ネギは過湿に弱いため、水のやり過ぎは根腐れになる。土が常に湿っている状態は避け、乾燥気味に管理する。
夏場は乾燥しやすいため、土の表面が乾いていることを確認してから、朝夕の涼しい時間帯に水をやる。
ネギは雑草に弱いので、土寄せの際に限らず、こまめに除草する。
ネギ坊主は?
一定の大きさの苗が一定期間低温に当たると「とう立ち」する。
とうとは花を咲かせる茎(花茎)のことで、花芽のついた茎が花を咲かせるために伸びてきた状態が「とう立ち」または「抽苔(ちゅうだい)」で、その後気温が上がり、日が長くなるとネギ坊主が伸びてきて花を咲かせる。
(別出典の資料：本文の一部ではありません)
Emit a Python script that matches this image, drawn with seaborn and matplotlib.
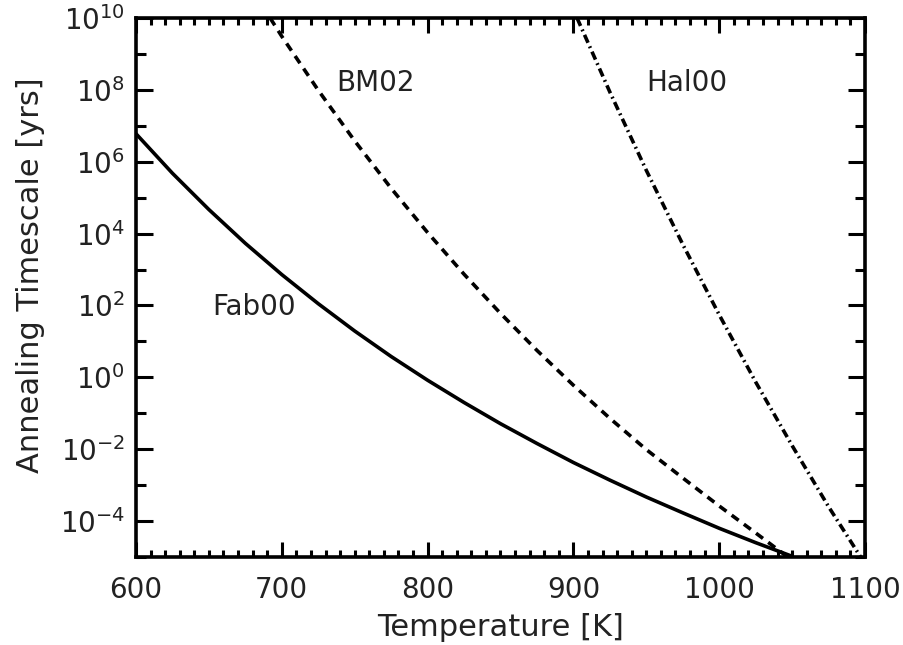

春まき・夏植え栽培では寒さに遭うのが収穫期なので問題ないが、秋まき・春植え栽培では植える前の苗がすでに花芽を持っている可能性があり、植え付けた苗からネギ坊主が伸びてきたらすぐに摘み取る。
病虫害
さび病は5~6月と10~12月に、べと病は残暑の頃に多く発生しやすいので、薬剤散布して防除。
乾燥している時にはスリップス、アブラムシなどが発生するので、早めに薬剤を散布。
収穫
根深ネギは最後の土寄せから約1ヶ月後を目安に軟白部分が長くなったら、太いものから順に収穫。
畝の端からクワやスコップで土を崩してから、株元を手でつかんで抜き取る。
収穫後すぐに食べないときは、泥付きのまま新聞紙に包み、冷暗所で保存しておく。
葉ネギは草丈が50cmほどになったら掘り取って収穫。目安は植えつけ後50~60日。
株全体を収穫せずに地上部を刈り取れば、必要な時に間引き感覚でいつでも収穫できる。